Anomalous localization of light in one-dimensional L\'evy photonic lattices

TL;DR

This paper investigates light localization in one-dimensional Levy photonic lattices with heavy-tailed disorder, revealing unique stretched exponential and asymmetric localization profiles supported by experiments and simulations.

Contribution

It introduces a novel inhomogeneous disorder model in photonic lattices and characterizes the resulting anomalous light localization phenomena.

Findings

Light localization follows a stretched exponential profile.

Localized light profiles are asymmetric relative to excitation.

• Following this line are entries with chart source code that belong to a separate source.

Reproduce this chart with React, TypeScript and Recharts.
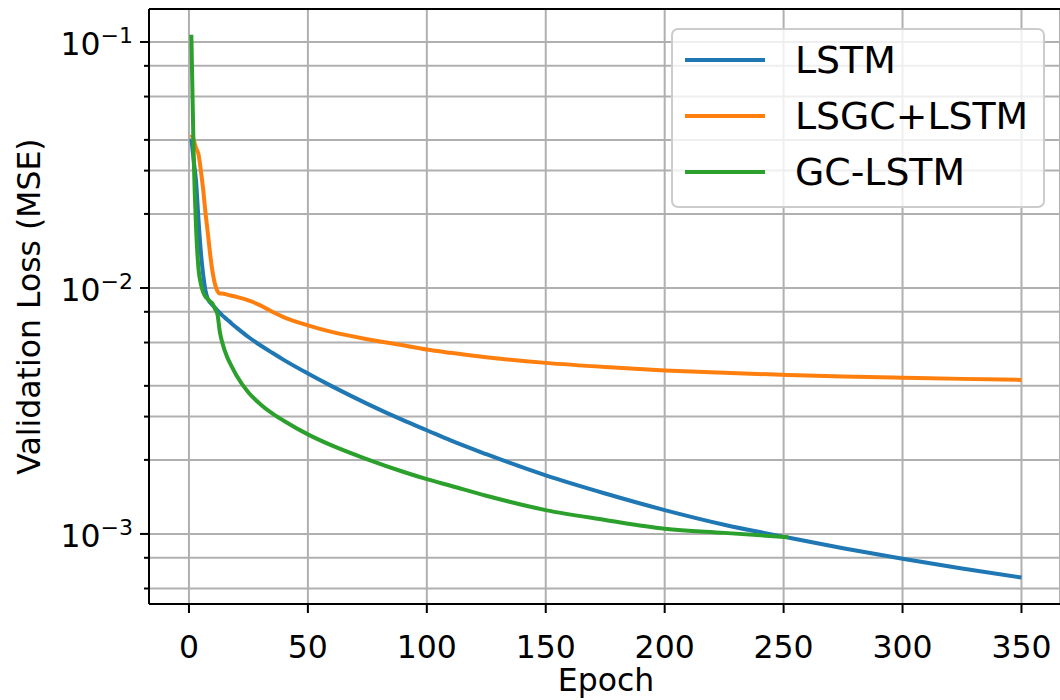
import { LineChart, Line, XAxis, YAxis, CartesianGrid, Legend, ReferenceLine } from "recharts";

const FONT = "DejaVu Sans";

// validation loss per epoch (log scale)
const epochs = [
  1, 2, 3, 4, 5, 6, 7, 8, 9, 10, 11, 12, 13, 14, 16, 18, 20, 25, 30, 35, 40, 50,
  60, 75, 90, 100, 110, 125, 150, 175, 200, 225, 252, 275, 300, 325, 350,
];
const lstmLoss = [
  0.0405, 0.033, 0.027, 0.019, 0.014, 0.0113, 0.0097, 0.009, 0.0087, 0.0085, 0.0083, 0.0081,
  0.00791, 0.00774, 0.00745, 0.00716, 0.0069, 0.00632, 0.00585, 0.00545, 0.00509, 0.00449,
  0.00399, 0.00338, 0.0029, 0.00264, 0.0024, 0.00211, 0.00173, 0.00146, 0.00125, 0.00109,
  0.000966, 0.000875, 0.000793, 0.000724, 0.000665,
];
const lsgcLoss = [
  0.042, 0.04, 0.037, 0.035, 0.03, 0.025, 0.02, 0.0165, 0.0135, 0.0115, 0.0103, 0.0097,
  0.0095, 0.0095, 0.0094, 0.0093, 0.0092, 0.0089, 0.0085, 0.008, 0.0076, 0.00705, 0.00663,
  0.00619, 0.00585, 0.00562, 0.00545, 0.00523, 0.00496, 0.00477, 0.00462, 0.00452, 0.00443,
  0.00437, 0.00432, 0.00427, 0.00423,
];
const gcLstmLoss = [
  0.107, 0.034, 0.0175, 0.012, 0.0104, 0.0096, 0.0092, 0.009, 0.0088, 0.0086, 0.0082, 0.0078,
  0.00661, 0.006, 0.00525, 0.00479, 0.00441, 0.00376, 0.00337, 0.00309, 0.00288, 0.00254,
  0.00229, 0.00201, 0.00179, 0.00167, 0.00157, 0.00143, 0.00125, 0.00114, 0.00105, 0.00101,
  0.00097, null, null, null, null,
];

const xTicks = [0, 50, 100, 150, 200, 250, 300, 350];
const yMajorTicks = [0.001, 0.01, 0.1];
const yMajorExponents = ["\u22123", "\u22122", "\u22121"];
const yMinorTicks = [
  0.0006, 0.0007, 0.0008, 0.0009,
  0.002, 0.003, 0.004, 0.005, 0.006, 0.007, 0.008, 0.009,
  0.02, 0.03, 0.04, 0.05, 0.06, 0.07, 0.08, 0.09,
];

const X_DOMAIN = [-16.8, 366.2];
const Y_DOMAIN = [0.000519, 0.1362];

const SERIES = [
  { key: "lstm", name: "LSTM", color: "#1f77b4" },
  { key: "lsgc", name: "LSGC+LSTM", color: "#ff7f0e" },
  { key: "gclstm", name: "GC-LSTM", color: "#2ca02c" },
];

const data = epochs.map((epoch, i) => ({
  epoch,
  lstm: lstmLoss[i],
  lsgc: lsgcLoss[i],
  gclstm: gcLstmLoss[i],
}));

function YTick({ x, y, payload }: any) {
  const idx = yMajorTicks.indexOf(payload.value);
  const major = idx >= 0;
  return (
    <g>
      <line x1={x - (major ? 9 : 5)} x2={x} y1={y} y2={y} stroke="#000" strokeWidth={2} />
      {major && (
        <text x={x - 16} y={y + 13} textAnchor="end" fontSize={31.5} fontFamily={FONT} fill="#000">
          10
          <tspan dy={-12} fontSize={22}>
            {yMajorExponents[idx]}
          </tspan>
        </text>
      )}
    </g>
  );
}

function XTick({ x, y, payload }: any) {
  return (
    <g>
      <line x1={x} x2={x} y1={y} y2={y + 9} stroke="#000" strokeWidth={2} />
      <text x={x} y={y + 54} textAnchor="middle" fontSize={31.5} fontFamily={FONT} fill="#000">
        {payload.value}
      </text>
    </g>
  );
}

function XLabel() {
  return (
    <text x={606} y={691} textAnchor="middle" fontSize={31.5} fontFamily={FONT} fill="#000">
      Epoch
    </text>
  );
}

function YLabel() {
  return (
    <text
      transform="translate(40, 306.5) rotate(-90)"
      textAnchor="middle"
      fontSize={31.5}
      fontFamily={FONT}
      fill="#000"
    >
      Validation Loss (MSE)
    </text>
  );
}

function LegendBox() {
  return (
    <div
      style={{
        width: 374,
        height: 180,
        boxSizing: "border-box",
        border: "2px solid #cccccc",
        borderRadius: 7,
        background: "rgba(255,255,255,0.8)",
        position: "relative",
        fontFamily: FONT,
      }}
    >
      {SERIES.map((s, i) => (
        <div
          key={s.key}
          style={{
            position: "absolute",
            left: 0,
            top: 2 + i * 56,
            height: 56,
            display: "flex",
            alignItems: "center",
          }}
        >
          <div style={{ marginLeft: 12, width: 80, height: 4, background: s.color }} />
          <span style={{ marginLeft: 30, fontSize: 37.8, lineHeight: "56px", color: "#000", whiteSpace: "nowrap" }}>
            {s.name}
          </span>
        </div>
      ))}
    </div>
  );
}

export default function App() {
  return (
    <div style={{ position: "absolute", left: 0, top: 0, width: 1060, height: 700, background: "#fff" }}>
      <LineChart width={1060} height={700} data={data} margin={{ top: 9, right: 0, bottom: 0, left: 0 }}>
        <CartesianGrid stroke="#b0b0b0" strokeWidth={2} />
        <XAxis
          type="number"
          dataKey="epoch"
          domain={X_DOMAIN}
          ticks={xTicks}
          allowDataOverflow
          height={96}
          tickSize={0}
          tickMargin={0}
          tick={<XTick />}
          axisLine={{ stroke: "#000", strokeWidth: 2 }}
          label={<XLabel />}
        />
        <YAxis
          type="number"
          scale="log"
          domain={Y_DOMAIN}
          ticks={[...yMinorTicks, ...yMajorTicks].sort((a, b) => a - b)}
          allowDataOverflow
          width={149}
          tickSize={0}
          tickMargin={0}
          tick={<YTick />}
          axisLine={{ stroke: "#000", strokeWidth: 2 }}
          label={<YLabel />}
        />
        <ReferenceLine y={Y_DOMAIN[1]} stroke="#000" strokeWidth={2} />
        {SERIES.map((s) => (
          <Line
            key={s.key}
            dataKey={s.key}
            name={s.name}
            type="monotone"
            stroke={s.color}
            strokeWidth={4}
            dot={false}
            activeDot={false}
            connectNulls={false}
            isAnimationActive={false}
          />
        ))}
        <Legend
          layout="vertical"
          align="center"
          verticalAlign="middle"
          wrapperStyle={{ left: 671, top: 28, width: 374, height: 180 }}
          content={() => <LegendBox />}
        />
      </LineChart>
    </div>
  );
}
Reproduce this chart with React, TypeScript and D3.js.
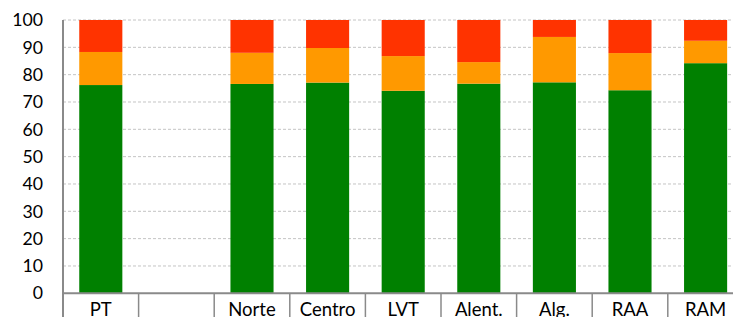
import React from "react";
import * as d3 from "d3";

const categories = ["PT", "", "Norte", "Centro", "LVT", "Alent.", "Alg.", "RAA", "RAM"];
const greenValues = [76.2, null, 76.6, 77.1, 74.1, 76.7, 77.2, 74.3, 84.2];
const orangeValues = [12.1, null, 11.4, 12.65, 12.7, 7.9, 16.6, 13.6, 8.2];
const redValues = [11.7, null, 12.0, 10.25, 13.2, 15.4, 6.2, 12.1, 7.6];
const yTicks = [0, 10, 20, 30, 40, 50, 60, 70, 80, 90, 100];
const seriesColors = ["#008000", "#FF9900", "#FF3300"];

const W = 733;
const H = 317;
const left = 63;
const step = 75.6;
const top = 20;
const bottom = 293.3;

export default function App() {
  const x = d3
    .scaleBand<string>()
    .domain(categories.map((_, i) => String(i)))
    .range([left, left + step * categories.length])
    .padding(0);
  const y = d3.scaleLinear().domain([0, 100]).range([bottom, top]);
  const bw = x.bandwidth();
  const barW = bw * 0.57;

  const rows = categories.map((c, i) => ({
    key: String(i),
    green: greenValues[i],
    orange: orangeValues[i],
    red: redValues[i],
  }));
  const valid = rows.filter((r) => r.green != null) as any[];
  const stack = d3.stack<any>().keys(["green", "orange", "red"]);
  const series = stack(valid);
  const font = "Lato, 'Open Sans', sans-serif";
  const xEnd = left + step * categories.length;

  return (
    <svg
      width={W}
      height={H}
      style={{ position: "absolute", left: 0, top: 0, background: "#fff" }}
      fontFamily={font}
    >
      {yTicks.map((t) => (
        <g key={t}>
          {t > 0 && (
            <line
              x1={left}
              x2={xEnd}
              y1={y(t)}
              y2={y(t)}
              stroke="#c4c4c4"
              strokeWidth={1}
              strokeDasharray="3,2"
            />
          )}
          <text
            x={43}
            y={y(t)}
            dy="0.35em"
            textAnchor="end"
            fontSize={17.7}
            fill="#000"
          >
            {t}
          </text>
        </g>
      ))}
      {series.map((s, si) =>
        s.map((d: any) => (
          <rect
            key={si + "-" + d.data.key}
            x={(x(d.data.key) as number) + (bw - barW) / 2}
            width={barW}
            y={y(d[1])}
            height={y(d[0]) - y(d[1])}
            fill={seriesColors[si]}
          />
        ))
      )}
      <line x1={left} x2={left} y1={top} y2={H} stroke="#8a8a8a" strokeWidth={2} />
      <line x1={left} x2={xEnd} y1={bottom} y2={bottom} stroke="#8a8a8a" strokeWidth={2} />
      {categories.map((c, i) => (
        <g key={i}>
          <line
            x1={(x(String(i)) as number) + bw}
            x2={(x(String(i)) as number) + bw}
            y1={bottom}
            y2={H}
            stroke="#8a8a8a"
            strokeWidth={1.5}
          />
          <text
            x={(x(String(i)) as number) + bw / 2}
            y={316}
            textAnchor="middle"
            fontSize={18.5}
            fill="#000"
          >
            {c}
          </text>
        </g>
      ))}
    </svg>
  );
}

Experimental results align with tight-binding simulations.

Abstract

Localization of coherent propagating waves has been extensively studied over the years, primarily in homogeneous random media. However, significantly less attention has been given to wave localization in inhomogeneous systems, where the standard picture of Anderson localization does not apply, as we demonstrate here. We fabricate photonic lattices with inhomogeneous disorder, modeled by heavy-tailed $\alpha$-stable distributions, and measure the output light intensity profiles. We demonstrate that the spatial localization of light is described by a stretched exponential function, with a stretching parameter $\alpha$, and an asymmetric localized profile with respect to the excitation site. We support our experimental and theoretical findings with extensive tight-binding simulations.